Vraisemblablement peuplée depuis la plus haute antiquité, la région a probablement connu plusieurs vagues d’occupation permanentes ou saisonnières. On sait désormais qu'à partir de XIème siècle, les peuples d’Europe s’ingénient à défricher et à (re)conquérir les vastes territoires encore en friche. De nombreux noms de lieux témoignent de cet essor de l’habitat, tels les différents Villeneuve, Freiburg, Villafranca, Les Essarts, Cabannes, signes encore tangibles de ces concessions seigneuriales (curtis) ou monastiques données à de courageux pionniers. En nos vallées, les noms de Chazal, Mas ou Prafaucier attestent de l’existence lointaine de telles implantations. Intégrées au Royaume de France avec le Dauphiné en 1375, ces Vallées constituent l’Escarton de Château-Dauphin jusqu’en 1713, année du Traité d’Ultrech qui remodèle les frontières alpines selon le bon plaisir des lointains monarques européens. Les Vallées deviennent donc savoyardes, tandis que l’Ubaye voisine passe au Royaume de France. La langue française perdurera comme langue officielle jusqu’en 1860.
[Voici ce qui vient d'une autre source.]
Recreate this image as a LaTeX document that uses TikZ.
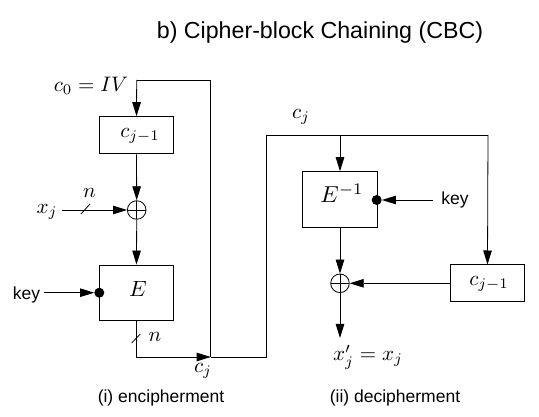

Parcourant les hameaux composant la vallée de Bellino (Bellins ou Blins), le visiteur peut être ébloui par la beauté architecturale des maisons, dont la plupart portent des dates postérieures aux destructions de la guerre de succession d’Autriche, signe tangible de la reconstruction, mais également d'un accroissement significatif de la population alpine.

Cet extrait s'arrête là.